Pathos goes for the heart; logos goes for the head. Whenever a writer uses a logical argument, he is trying to persuade us through logos. To return to the climate change example, here is one possibility:
If we assume that we’ve done enough to help the environment, that complacent attitude might actually hurt us—even if we have made significant gains in the last 20 years.
Specific evidence would fall under logos, too, if it supports the logical assertion. For instance, if the author of the excerpt above (actually, I wrote that, but that’s not the point) were to give some specific facts about how we’ve started to slack off lately in terms of the strictness of certain environmental protocols, he is still appealing to our sense of logic, or logos.

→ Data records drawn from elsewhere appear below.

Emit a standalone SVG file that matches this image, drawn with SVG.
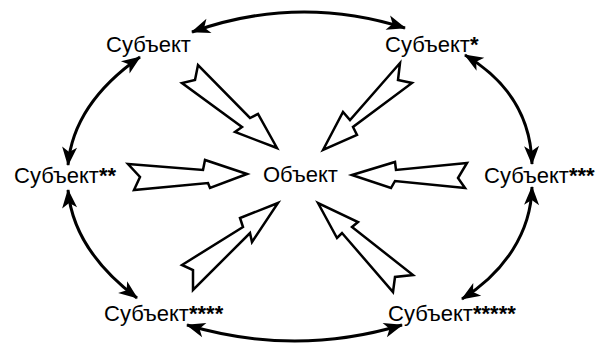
<svg xmlns="http://www.w3.org/2000/svg" width="603" height="345" viewBox="0 0 603 345">
<style>
  .lbl { font-family: "Liberation Sans", Arial, sans-serif; font-size: 22px; fill: #000; }
  .st { font-weight: bold; }
  .arc { fill: none; stroke: #000; stroke-width: 3; marker-start: url(#ah); marker-end: url(#ah); }
  .blk { fill: #fff; stroke: #000; stroke-width: 2.5; stroke-linejoin: miter; }
</style>
<defs>
  <marker id="ah" viewBox="-19 -8 20 16" refX="0" refY="0" markerWidth="20" markerHeight="16" markerUnits="userSpaceOnUse" orient="auto-start-reverse">
    <path d="M1,0 L-18,-7.5 L-13,0 L-18,7.5 Z" fill="#000"/>
  </marker>
</defs>
<rect width="603" height="345" fill="#fff"/>
<g id="connectors">
  <path class="arc" d="M192,32 Q298,-6 405,28"/>
  <path class="arc" d="M187,325 Q295,357 402,325"/>
  <path class="arc" d="M140,57 C100,85 72,120 68,165"/>
  <path class="arc" d="M68,190 C72,235 100,270 137,298"/>
  <path class="arc" d="M465,55 C510,82 531,120 532,164"/>
  <path class="arc" d="M532,187 C531,232 505,272 462,299"/>
  <polygon class="blk" points="247,174 205,160 203,170 128,164 140,177 134,190 208,183 210,188"/>
  <polygon class="blk" points="352,175 395,162 396,170 467,163 458,178 465,188 395,181 391,188"/>
  <polygon class="blk" points="277,148 235,132 242,127 182,83 195,80 198,65 250,118 258,114"/>
  <polygon class="blk" points="323,150 343,112 350,120 400,63 398,80 412,83 353,127 357,135"/>
  <polygon class="blk" points="278,203 240,218 243,227 182,265 193,270 193,290 250,233 252,242"/>
  <polygon class="blk" points="318,203 337,238 342,233 393,292 395,277 413,275 352,227 358,222"/>
</g>
<g id="n-subject"><text class="lbl" x="106" y="52">Субъект</text></g>
<g id="n-subject1"><text class="lbl" x="385" y="52">Субъект<tspan class="st">*</tspan></text></g>
<g id="n-subject2"><text class="lbl" x="14" y="183">Субъект<tspan class="st">**</tspan></text></g>
<g id="n-object"><text class="lbl" x="263" y="182">Объект</text></g>
<g id="n-subject3"><text class="lbl" x="484" y="183">Субъект<tspan class="st">***</tspan></text></g>
<g id="n-subject4"><text class="lbl" x="104" y="321">Субъект<tspan class="st">****</tspan></text></g>
<g id="n-subject5"><text class="lbl" x="388" y="321">Субъект<tspan class="st">*****</tspan></text></g>
</svg>
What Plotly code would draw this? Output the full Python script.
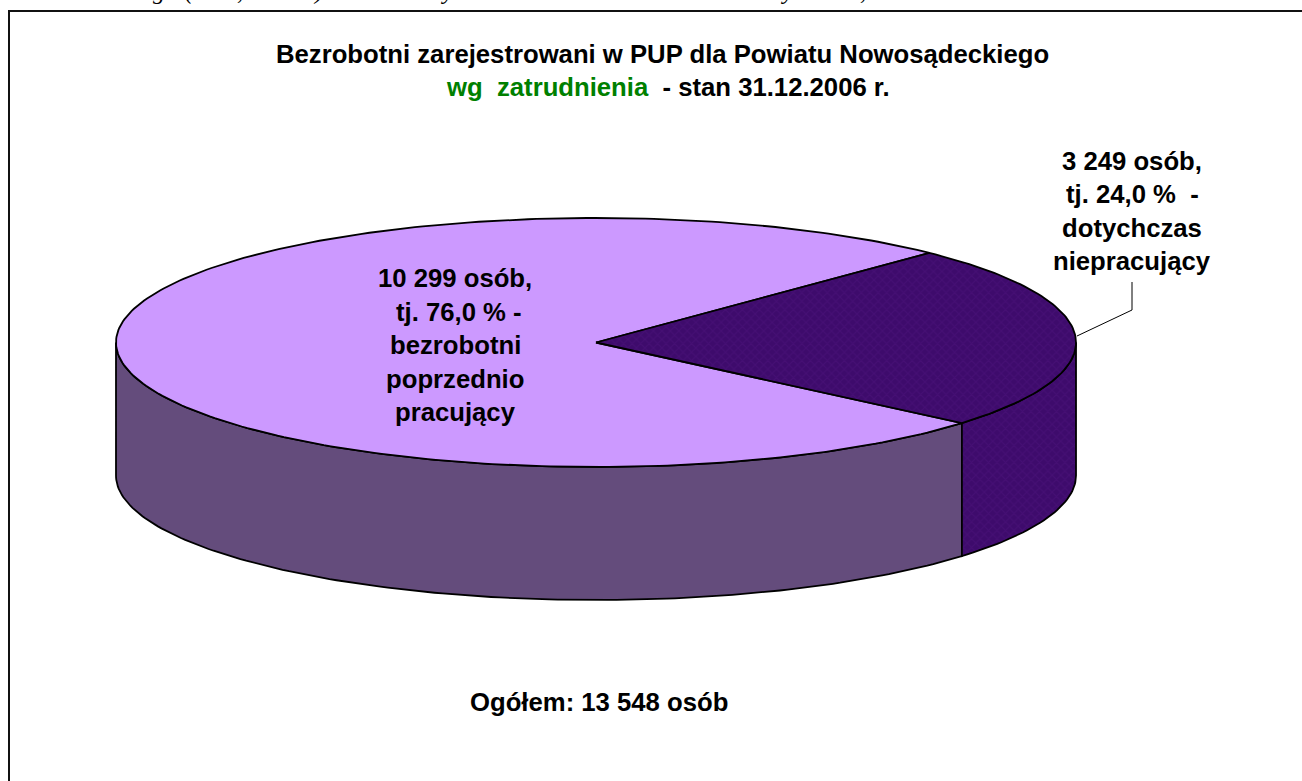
import numpy as np
import plotly.graph_objects as go

# Data
categories = ["bezrobotni poprzednio pracujący", "dotychczas niepracujący"]
values = [10299, 3249]
top_colors = ["#CC99FF", "#3E0B6C"]
side_colors = ["#644C7C", "#3E0B6C"]

title_lines = [
    "Bezrobotni zarejestrowani w PUP dla Powiatu Nowosądeckiego",
    "<span style='color:#008000'>wg\u00a0\u00a0zatrudnienia\u00a0</span>\u00a0- stan 31.12.2006 r.",
]
left_label = ["10 299 osób,", "tj. 76,0 % -", "bezrobotni", "poprzednio", "pracujący"]
right_label = ["3 249 osób,", "tj. 24,0 %\u00a0 -", "dotychczas", "niepracujący"]
total_label = "Ogółem: 13 548 osób"
clipped_glyphs = ["g", "(", ",", ")", "y", "y", ","]
clipped_x = [159, 190, 240, 318, 447, 787, 863]

# Pie geometry (pixels of the page)
W, H = 1302, 781
CX, CY, RX, RY, DEPTH = 596, 342.5, 480, 124.5, 133
START = 46.0  # degrees, where the dark slice begins; it runs clockwise
OUT = "#000000"


def arc(a0, a1, dy=0.0):
    n = max(int(abs(a1 - a0)), 2) + 1
    t = np.radians(np.linspace(a0, a1, n))
    return CX + RX * np.cos(t), CY + dy - RY * np.sin(t)


total = sum(values)
sweep_dark = 360 * values[1] / total
dark_a0, dark_a1 = START, START - sweep_dark          # clockwise
light_a0, light_a1 = dark_a1, START - 360

fig = go.Figure()
line = dict(color=OUT, width=1.8)
pattern = dict(shape="x", size=6, solidity=0.3, fgcolor="#541684", fgopacity=0.35, bgcolor=top_colors[1])


def poly(xs, ys, color, name, pat=None):
    kw = dict(fillpattern=pat) if pat else {}
    fig.add_trace(go.Scatter(
        x=np.append(xs, xs[0]), y=np.append(ys, ys[0]), mode="lines", fill="toself",
        fillcolor=color, line=line, name=name, hoverinfo="skip", showlegend=False, **kw))


# Side walls (only the front half is visible)
x1, y1 = arc(-180, dark_a1)
x2, y2 = arc(dark_a1, -180, DEPTH)
poly(np.r_[x1, x2], np.r_[y1, y2], side_colors[0], categories[0])
x1, y1 = arc(dark_a1, 0)
x2, y2 = arc(0, dark_a1, DEPTH)
poly(np.r_[x1, x2], np.r_[y1, y2], side_colors[1], categories[1], pattern)

# Top faces
x1, y1 = arc(light_a0, light_a1)
poly(np.r_[CX, x1], np.r_[CY, y1], top_colors[0], categories[0])
x1, y1 = arc(dark_a0, dark_a1)
poly(np.r_[CX, x1], np.r_[CY, y1], top_colors[1], categories[1], pattern)

# Leader line
fig.add_trace(go.Scatter(x=[1077, 1132, 1132], y=[336, 310, 282], mode="lines",
                         line=dict(color=OUT, width=1), hoverinfo="skip", showlegend=False))


def text(s, x, y, size=25.7):
    fig.add_annotation(x=x, y=y, text=s, showarrow=False, xanchor="center", yanchor="middle",
                       font=dict(family="Liberation Sans", size=size, color="#000000"))


text("<b>" + title_lines[0] + "</b>", 662, 54)
text("<b>" + title_lines[1] + "</b>", 668, 87)
for i, s in enumerate(left_label):
    text("<b>" + s + "</b>", 459 if i == 1 else 455, 278 + i * 33.6)
for i, s in enumerate(right_label):
    text("<b>" + s + "</b>", 1132, 161 + i * 33.4)
text("<b>" + total_label + "</b>", 599, 702)

# Clipped line of body text at the very top of the page
for g, x in zip(clipped_glyphs, clipped_x):
    fig.add_annotation(x=x, y=6, text="<i>" + g + "</i>", showarrow=False, xanchor="center", yanchor="bottom",
                       font=dict(family="Liberation Serif", size=24, color="#000000"))

# Frame: open on the right and at the bottom
fig.add_trace(go.Scatter(x=[9, 9, W], y=[H, 11, 11], mode="lines",
                         line=dict(color="#111111", width=2), hoverinfo="skip", showlegend=False))

fig.update_layout(
    width=W, height=H, margin=dict(l=0, r=0, t=0, b=0), paper_bgcolor="white", plot_bgcolor="white",
    showlegend=False,
    xaxis=dict(range=[0, W], visible=False, fixedrange=True),
    yaxis=dict(range=[H, 0], visible=False, fixedrange=True),
)
fig.write_html("out.html", config={"displayModeBar": False},
               post_script="document.body.style.margin='0';document.body.style.overflow='hidden';")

Ethos is authority. In other words, who is doing the persuading makes a huge difference. A second ago, I said that I wrote bit on climate change. The credibility of that sentence instantly plummeted as soon as you learned that. Had I said this was pulled from a recent book by an esteemed Harvard climatologist, you’d be much more likely to nod along earnestly while reading the sentence.
Writers and speakers will often use ethos by drawing direct attention to their credentials. Often, they will cite evidence from notable figures, making sure to attach every Ph.D. doctorate, and Ivy League school at the end. The more impressive somebody appears, the more likely we are to believe what he or she says. That is the essence of ethos.